Erdan: Danino’s party cost NIS 410,000 in taxpayer money

The party for Danino took place at the new NIS 2.9 billion, 64,000 sq.-m. academy that police dedicated in April outside Beit Shemesh.

YOHANAN DANINO (photo credit: MARC ISRAEL SELLEM)
YOHANAN DANINO
(photo credit: MARC ISRAEL SELLEM)
A send-off party last week for outgoing police commissioner Insp.-Gen. Yohanan Danino cost NIS 410,000 in taxpayer money, Public Security Minister Gilad Erdan said Wednesday in response to a parliamentary query.
The question was submitted by MK Ksenia Svetlova (Zionist Union) following reports in the press about the event – including that singer Keren Peles had been paid NIS 37,000 to sing a short set for Danino and the hundreds in attendance, and that NIS 34,000 had gone to comedian Avi Nussbaum to MC for the evening.
In addition, Danino received jeers afterward on social media once it emerged that hundreds of guests had received copies of a children’s book printed specially for the party, called My Father the Commissioner. The book featured pictures of Danino and rhyming text throughout, and closed with the line, “He’s my father, but actually, he’s also the father of all the police.”
The event was closed to the press, and in response to media requests to cover the event, the Israel Police said that the Police Spokesman’s Unit would provide coverage.

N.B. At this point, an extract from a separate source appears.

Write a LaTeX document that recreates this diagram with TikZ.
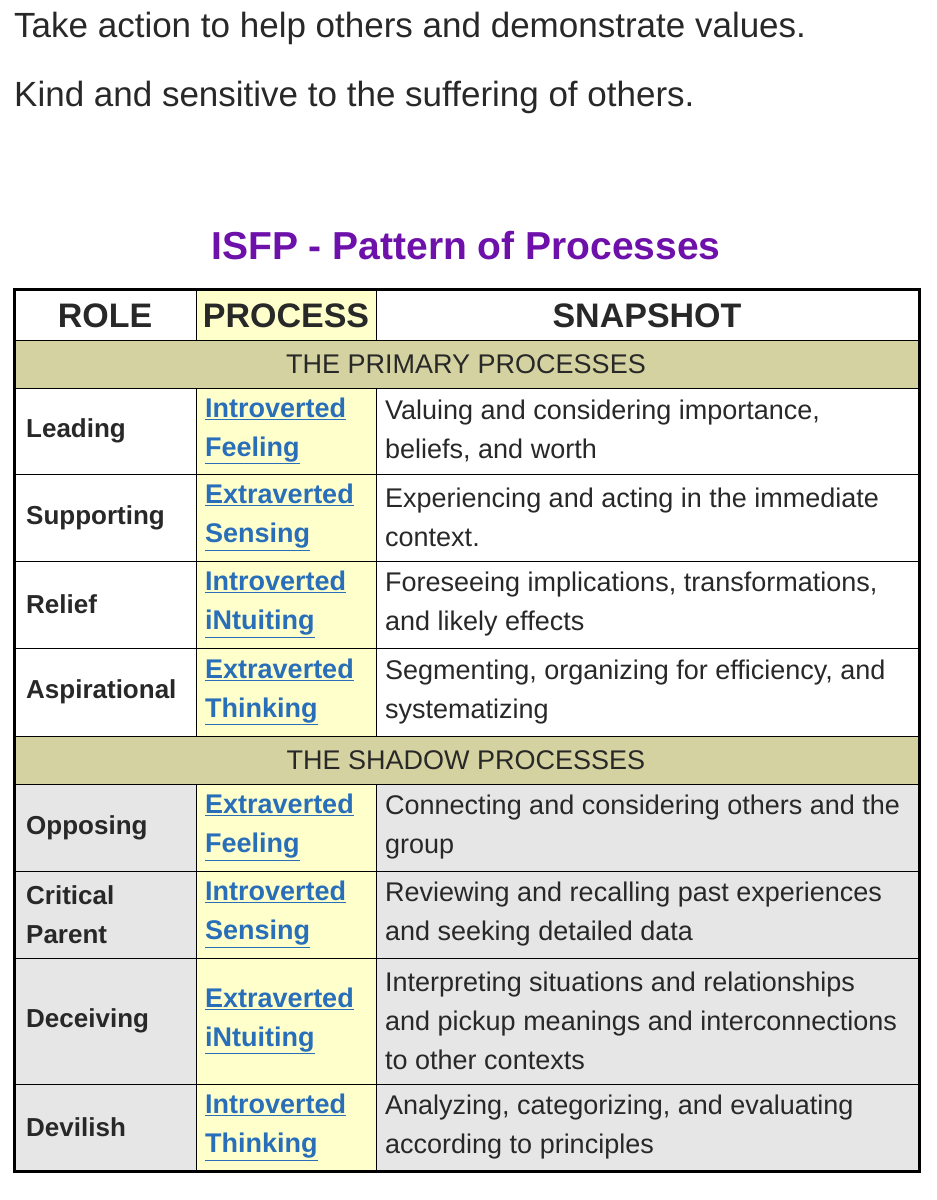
\documentclass[tikz,border=0pt]{standalone}
\usepackage{fontspec}
\setmainfont{Liberation Sans}
\usetikzlibrary{positioning}
\definecolor{bandcol}{RGB}{212,210,160}
\definecolor{proccol}{RGB}{255,255,204}
\definecolor{shadecol}{RGB}{230,230,230}
\definecolor{titlecol}{RGB}{110,16,170}
\definecolor{linkcol}{RGB}{40,110,185}
\definecolor{txtcol}{RGB}{40,40,40}
\newcommand{\lnk}[1]{\textcolor{linkcol}{\underline{#1}}}
\begin{document}
\begin{tikzpicture}[x=1pt,y=-1pt,
  txt/.style={anchor=west,inner sep=0pt,text=txtcol,font=\fontsize{27}{39}\selectfont,align=left},
  role/.style={txt,font=\fontsize{26}{39}\selectfont\bfseries},
  proc/.style={txt,font=\fontsize{27}{39}\selectfont\bfseries},
  head/.style={inner sep=0pt,text=txtcol,font=\fontsize{34}{38}\selectfont\bfseries},
  grid/.style={line width=1pt,black}]
\useasboundingbox (0,0) rectangle (937,1200);
% intro lines
\node[txt,font=\fontsize{35}{40}\selectfont] (l1) at (14,28) {Take action to help others and demonstrate values.};
\node[txt,font=\fontsize{35}{40}\selectfont] (l2) at (14,97) {Kind and sensitive to the suffering of others.};
\node[inner sep=0pt,text=titlecol,font=\fontsize{39}{44}\selectfont\bfseries] (title) at (466,246) {ISFP - Pattern of Processes};
% backgrounds
\fill[proccol] (196,289) rectangle (376,1171);
\fill[bandcol] (14,340) rectangle (919,388);
\fill[bandcol] (14,736) rectangle (919,784);
\fill[shadecol] (14,784) rectangle (196,1171);
\fill[shadecol] (376,784) rectangle (919,1171);
% header
\node[head] (hrole) at (105,316) {ROLE};
\node[head] (hproc) at (286,316) {PROCESS};
\node[head] (hsnap) at (647,316) {SNAPSHOT};
\node[txt,anchor=center] (prim) at (466,364) {THE PRIMARY PROCESSES};
\node[txt,anchor=center] (shad) at (466,760) {THE SHADOW PROCESSES};
% rows
\foreach \top/\bot/\r/\p/\s in {
  388/474/Leading/{\lnk{Introverted}\\\lnk{Feeling}}/{Valuing and considering importance,\\beliefs, and worth},
  474/561/Supporting/{\lnk{Extraverted}\\\lnk{Sensing}}/{Experiencing and acting in the immediate\\context.},
  561/648/Relief/{\lnk{Introverted}\\\lnk{iNtuiting}}/{Foreseeing implications, transformations,\\and likely effects},
  648/736/Aspirational/{\lnk{Extraverted}\\\lnk{Thinking}}/{Segmenting, organizing for efficiency, and\\systematizing},
  784/871/Opposing/{\lnk{Extraverted}\\\lnk{Feeling}}/{Connecting and considering others and the\\group},
  871/958/{Critical\\Parent}/{\lnk{Introverted}\\\lnk{Sensing}}/{Reviewing and recalling past experiences\\and seeking detailed data},
  958/1084/Deceiving/{\lnk{Extraverted}\\\lnk{iNtuiting}}/{Interpreting situations and relationships\\and pickup meanings and interconnections\\to other contexts},
  1084/1171/Devilish/{\lnk{Introverted}\\\lnk{Thinking}}/{Analyzing, categorizing, and evaluating\\according to principles}}{
  \node[role] (r\top) at (26,{(\top+\bot)/2}) {\r};
  \node[proc] (p\top) at (205,{(\top+\bot)/2}) {\p};
  \node[txt] (s\top) at (385,{(\top+\bot)/2}) {\s};
  \draw[grid] (14,\bot) -- (919,\bot);
}
% grid lines
\draw[grid] (14,340) -- (919,340);
\draw[grid] (14,388) -- (919,388);
\draw[grid] (14,784) -- (919,784);
\draw[grid] (196,289) -- (196,340) (376,289) -- (376,340);
\draw[grid] (196,388) -- (196,736) (376,388) -- (376,736);
\draw[grid] (196,784) -- (196,1171) (376,784) -- (376,1171);
\draw[line width=3pt] (14,289) rectangle (919,1171);
\end{tikzpicture}
\end{document}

Erdan said Wednesday that he would instruct the next commissioner to reexamine how police organized such events. He said believed that the going-away party may have hurt the image and interests of the police, and that it was fitting to be thrifty with such events when the funding was coming from taxpayer shekels.
He clarified, however, that “I don’t think it would be right to put all of the focus on the police. There are other places that waste 100 times more and don’t get anywhere near the same focus.”
Erdan added that he thought it would have been proper to allow the press to cover the event.
The party for Danino took place at the new NIS 2.9 billion, 64,000 sq.-m. academy that police dedicated in April outside Beit Shemesh.